2021 Fiscal Year Annual Research Report
社交不安症に対する注意に特化した治療プログラムの開発:自己注目の本質的役割の解明
Project/Area Number |
19K21009
|
Research Institution | Waseda University |
Principal Investigator |
富田 望 早稲田大学, 人間科学学術院, 講師(任期付) (30823364)
|
Project Period (FY) |
2019-04-01 – 2022-03-31
|
Keywords | 自己注目 / 生態学的経時的評価法 / 視線知覚 |
Outline of Annual Research Achievements |
今年度は、自己注目を誘発する環境側の刺激を明らかにするために、生態学的経時的評価法 (Ecological Momentary Assessment: EMA; Shiffman, Stone, & Hufford, 2008) を用いて、日常生活の社交場面で知覚される様々な刺激と自己注目との関連性を検討した。

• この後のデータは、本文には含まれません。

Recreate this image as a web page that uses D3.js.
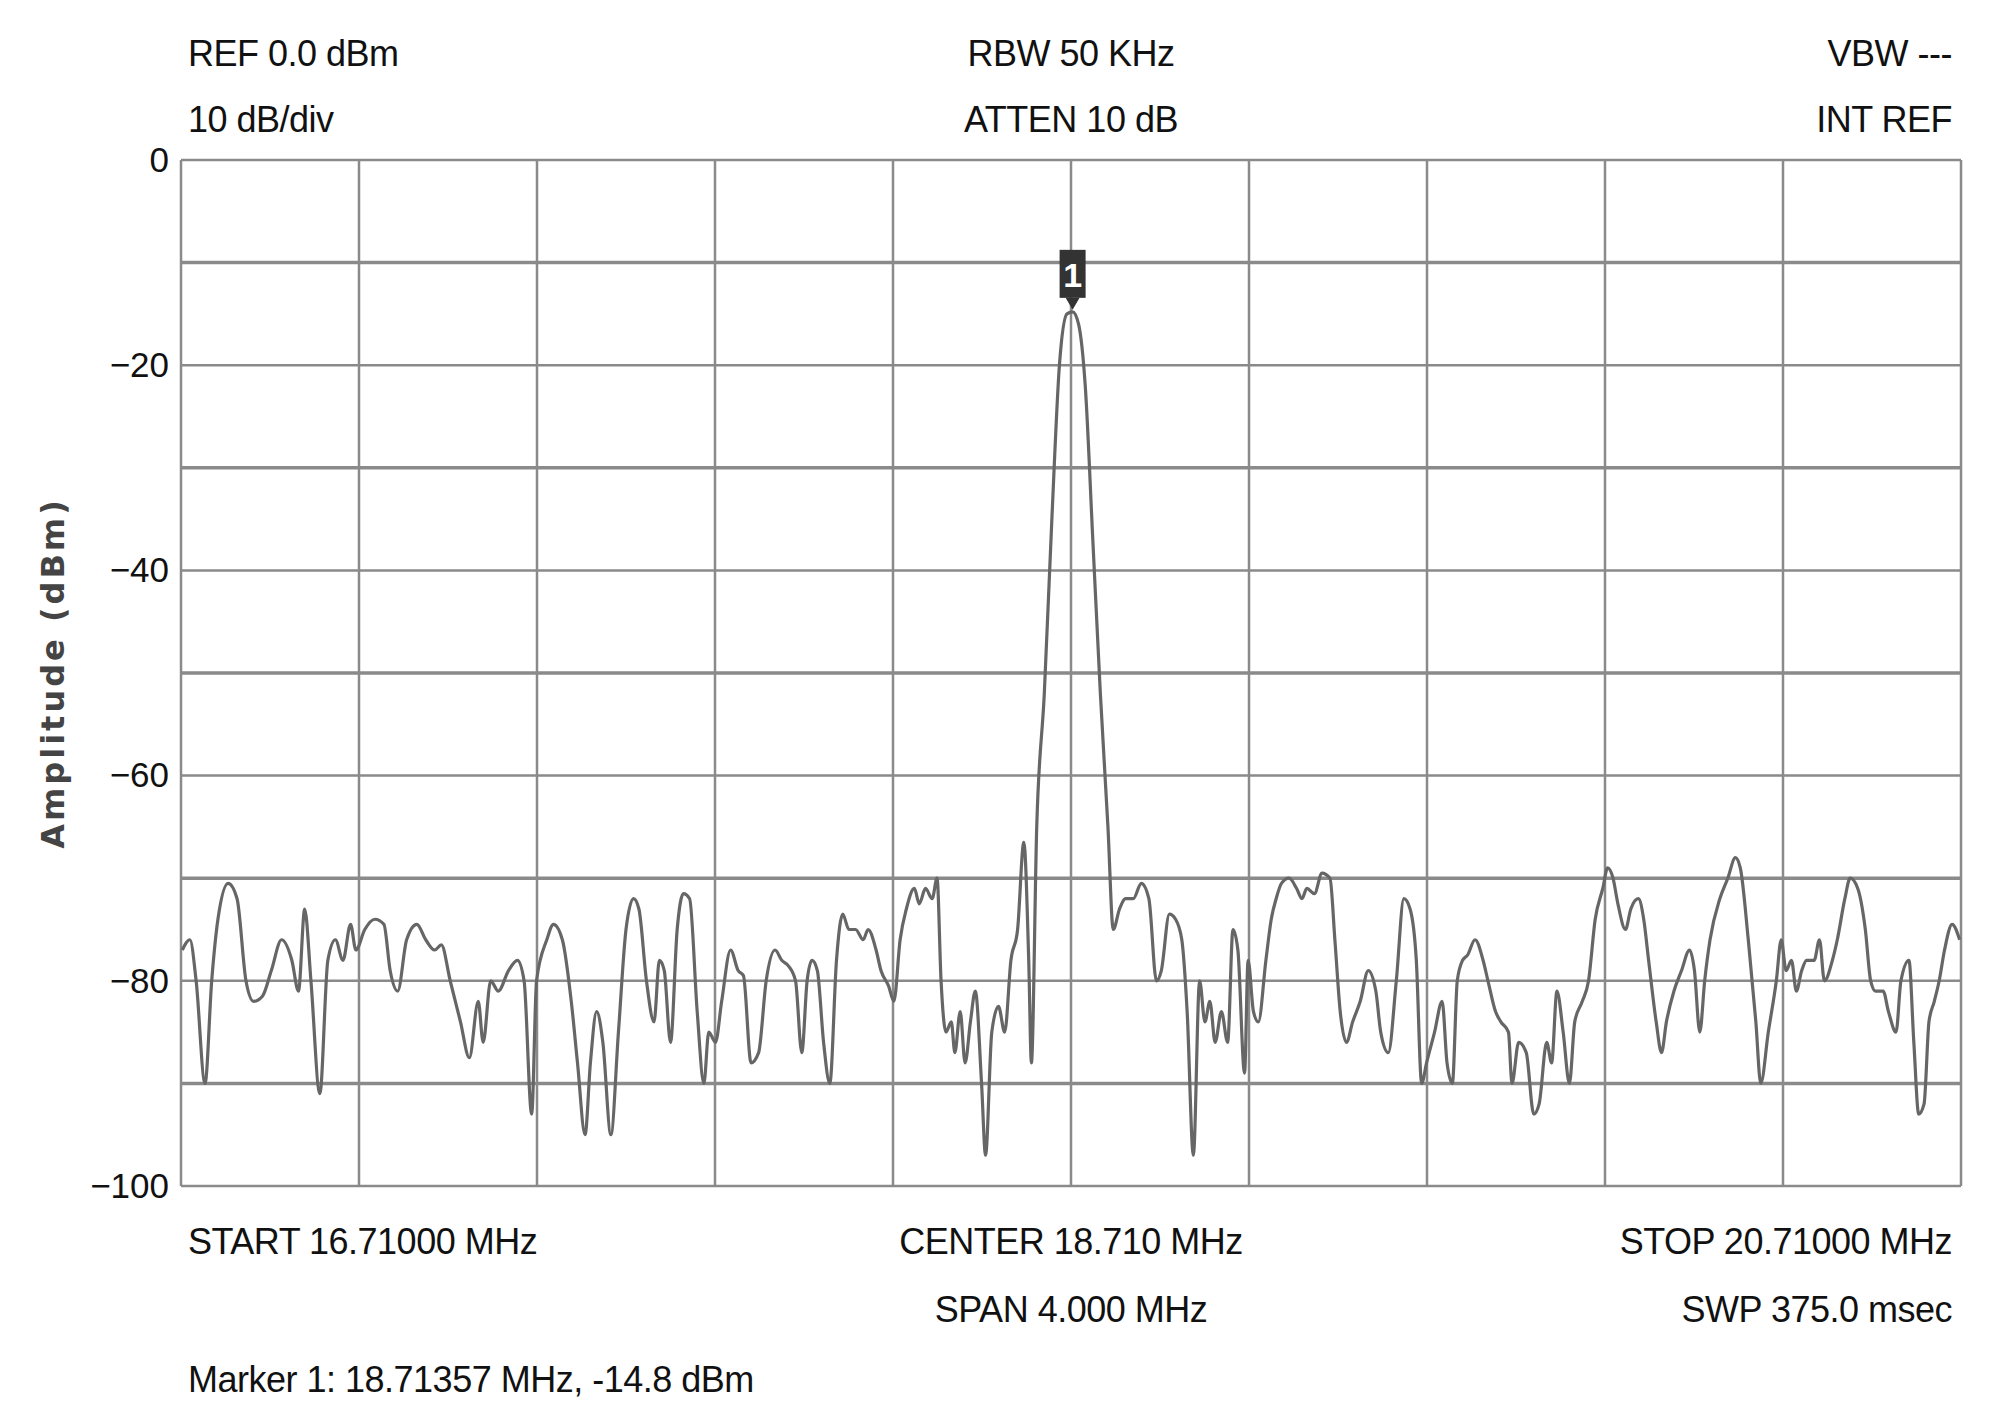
<!DOCTYPE html>
<html><head><meta charset="utf-8">
<script src="https://cdn.jsdelivr.net/npm/d3@7"></script>
<style>body{margin:0;background:#fff}svg text{font-family:"Liberation Sans",sans-serif;fill:#111}</style>
</head><body><svg id="c" width="2000" height="1423"></svg>
<script>
const freqMHz=[16.713,16.730,16.744,16.764,16.779,16.793,16.816,16.836,16.856,16.873,16.893,16.913,16.936,16.959,16.974,16.988,17.002,17.022,17.040,17.057,17.074,17.091,17.103,17.123,17.146,17.166,17.180,17.197,17.217,17.240,17.260,17.280,17.295,17.315,17.338,17.358,17.378,17.389,17.406,17.423,17.446,17.466,17.481,17.498,17.509,17.532,17.547,17.567,17.587,17.601,17.618,17.630,17.644,17.658,17.676,17.693,17.710,17.727,17.739,17.756,17.773,17.785,17.796,17.810,17.825,17.839,17.853,17.870,17.885,17.896,17.911,17.925,17.945,17.962,17.974,17.991,18.008,18.025,18.045,18.060,18.074,18.091,18.105,18.117,18.128,18.140,18.154,18.168,18.183,18.197,18.211,18.226,18.243,18.254,18.272,18.283,18.300,18.312,18.326,18.340,18.358,18.369,18.383,18.398,18.409,18.418,18.429,18.441,18.449,18.461,18.472,18.484,18.495,18.509,18.518,18.532,18.547,18.561,18.575,18.590,18.604,18.615,18.621,18.633,18.650,18.667,18.684,18.701,18.7136,18.727,18.742,18.759,18.776,18.793,18.805,18.819,18.833,18.850,18.868,18.885,18.902,18.913,18.931,18.945,18.959,18.971,18.985,18.999,19.011,19.022,19.034,19.048,19.062,19.074,19.085,19.100,19.108,19.120,19.131,19.148,19.160,19.171,19.183,19.200,19.217,19.229,19.240,19.257,19.274,19.292,19.303,19.315,19.329,19.343,19.360,19.378,19.395,19.406,19.423,19.441,19.458,19.472,19.486,19.498,19.509,19.527,19.544,19.555,19.567,19.578,19.590,19.601,19.618,19.636,19.647,19.664,19.676,19.693,19.701,19.716,19.733,19.750,19.762,19.779,19.790,19.802,19.816,19.830,19.842,19.859,19.873,19.888,19.905,19.916,19.928,19.939,19.956,19.968,19.985,19.997,20.008,20.025,20.037,20.048,20.065,20.082,20.100,20.111,20.123,20.134,20.146,20.168,20.186,20.203,20.214,20.232,20.249,20.260,20.277,20.295,20.306,20.317,20.329,20.340,20.352,20.363,20.380,20.392,20.403,20.421,20.432,20.449,20.461,20.478,20.495,20.507,20.518,20.535,20.547,20.564,20.575,20.593,20.604,20.615,20.627,20.638,20.650,20.661,20.673,20.690,20.707];
const amplitudeDbm=[-77,-76,-80,-90,-80,-74,-70.5,-72,-80,-82,-81.5,-79,-76,-78,-81,-73,-80,-91,-78,-76,-78,-74.5,-77,-75,-74,-74.5,-79,-81,-76,-74.5,-76,-77,-76.5,-80,-84,-87.5,-82,-86,-80,-81,-79,-78,-80,-93,-80,-76,-74.5,-76,-82,-88,-95,-88,-83,-86,-95,-85,-75,-72,-73,-80,-84,-78,-79,-86,-75,-71.5,-72,-83,-90,-85,-86,-82,-77,-79,-79.5,-88,-87,-80,-77,-78,-78.5,-80,-87,-80,-78,-79,-86,-90,-78,-73.5,-75,-75,-76,-75,-77,-79,-80.5,-82,-76,-73,-71,-72.5,-71,-72,-70,-80,-85,-84,-87,-83,-88,-84,-81,-90,-97,-85,-82.5,-85,-78,-75,-66.5,-78,-88,-65,-52,-35,-20,-15,-14.8,-16,-22,-37,-52,-65,-75,-73,-72,-72,-70.5,-72,-80,-79,-73.5,-74,-76,-83,-97,-80,-84,-82,-86,-83,-86,-75,-77,-89,-78,-83,-84,-78,-74,-72,-70.5,-70,-71,-72,-71,-71.5,-69.5,-70,-76,-83,-86,-84,-82,-79,-81,-85,-87,-80,-72,-73,-78,-90,-88,-85,-82,-88,-90,-80,-78,-77.5,-76,-78,-80,-83,-84,-85,-90,-86,-87,-93,-92,-86,-88,-81,-85,-90,-84,-82,-80,-74,-71,-69,-70,-72.5,-75,-73,-72,-74,-78,-84,-87,-84,-81,-79,-77,-79,-85,-80,-76,-72,-70,-68,-69,-76,-84,-90,-85,-80,-76,-79,-78,-81,-79,-78,-78,-76,-80,-78,-76,-72,-70,-71,-75,-80,-81,-81,-83,-85,-80,-78,-86,-93,-92,-84,-82,-80,-77,-74.5,-76];
const yTickLabels=[0,-20,-40,-60,-80,-100];
const headerLeft=["REF 0.0 dBm","10 dB/div"], headerCenter=["RBW 50 KHz","ATTEN 10 dB"], headerRight=["VBW ---","INT REF"];
const footerLeft=["START 16.71000 MHz"], footerCenter=["CENTER 18.710 MHz","SPAN 4.000 MHz"], footerRight=["STOP 20.71000 MHz","SWP 375.0 msec"];
const markerText="Marker 1: 18.71357 MHz, -14.8 dBm";
const marker={f:18.7136,a:-14.8};

const svg=d3.select("#c");
const L=181,R=1961,T=160,B=1186;
const x=d3.scaleLinear().domain([16.71,20.71]).range([L,R]);
const y=d3.scaleLinear().domain([-100,0]).range([B,T]);
const g=svg.append("g");
g.selectAll(".v").data(d3.range(11)).join("line").attr("x1",i=>x(16.71+0.4*i)).attr("x2",i=>x(16.71+0.4*i)).attr("y1",T).attr("y2",B).attr("stroke","#8a8a8a").attr("stroke-width",2.5);
g.selectAll(".h").data(d3.range(11)).join("line").attr("y1",i=>y(-10*i)).attr("y2",i=>y(-10*i)).attr("x1",L).attr("x2",R).attr("stroke","#8a8a8a").attr("stroke-width",i=>i%2?3.5:2.5);
const ax=svg.append("g").attr("transform",`translate(${L},0)`).call(d3.axisLeft(y).tickValues(yTickLabels).tickSize(0).tickPadding(12).tickFormat(d=>d===0?"0":"\u2212"+Math.abs(d)));
ax.select(".domain").remove();
ax.selectAll("text").style("font-size","35px").style("font-family","'Liberation Sans',sans-serif").attr("fill","#111");
svg.append("text").attr("transform",`translate(64,${(T+B)/2}) rotate(-90)`).attr("text-anchor","middle").style("font-family","'DejaVu Sans',sans-serif").style("font-size","32px").style("font-weight","600").style("letter-spacing","3px").style("fill","#444").text("Amplitude (dBm)");
svg.append("path").datum(freqMHz.map((f,i)=>[f,amplitudeDbm[i]])).attr("fill","none").attr("stroke","#666").attr("stroke-width",3.2).attr("stroke-linejoin","round").attr("d",d3.line().curve(d3.curveMonotoneX).x(d=>x(d[0])).y(d=>y(d[1])));
svg.append("path").attr("d",`M${x(marker.f)},${y(marker.a)-2} l-7,-12 h14 z`).attr("fill","#333");
svg.append("rect").attr("x",x(marker.f)-13).attr("y",y(marker.a)-62).attr("width",26).attr("height",48).attr("fill","#333");
svg.append("text").attr("x",x(marker.f)).attr("y",y(marker.a)-25).attr("text-anchor","middle").style("font-size","34px").style("font-weight","bold").style("fill","#fff").text("1");
function txt(arr,xp,anchor,ys){arr.forEach((t,i)=>svg.append("text").attr("x",xp).attr("y",ys[i]).attr("text-anchor",anchor).style("font-size","36px").style("letter-spacing","-0.5px").text(t));}
const cx=x(18.71);
txt(headerLeft,188,"start",[66,132]);txt(headerCenter,cx,"middle",[66,132]);txt(headerRight,1952,"end",[66,132]);
txt(footerLeft,188,"start",[1254]);txt(footerCenter,cx,"middle",[1254,1322]);txt(footerRight,1952,"end",[1254,1322]);
txt([markerText],188,"start",[1392]);
</script></body></html>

Liebowitz Social Anxiety Scale 日本語版 (LSAS-J; 朝倉他, 2002) が30点以上の大学生と大学院生22名を対象として、WebアンケートによるEMA調査を10日間実施した。具体的には、アンケートのURLが記載されたEメールを1日3回参加者に送信し、回答時から過去5時間以内に経験した社交場面、社交場面で知覚した9個の刺激、自己注目の程度について回答を求めた。調査の結果、分析対象となる321回分の回答が得られた。各刺激を独立変数、自己注目を従属変数としたマルチレベル重回帰分析等を行った結果、「他者からの視線」、「他者からの評価」、「権威のある人」が知覚されると身体感覚への自己注目が生じやすく、上記に加えて「知り合いの人」が知覚されると観察者視点による自己注目が生じやすいことが示された。特に視線については、視線への恐怖度に関わらず、2種類の自己注目を高めることが示された。 さらに、これまでの研究成果である、自由にスピーチをするような状況で自己注目が生じた際に右の前頭極が賦活されることを示した研究や、自己注目に特化した注意訓練法を開発し社交不安症状への効果を示した研究について、論文投稿を行い学術誌に掲載された。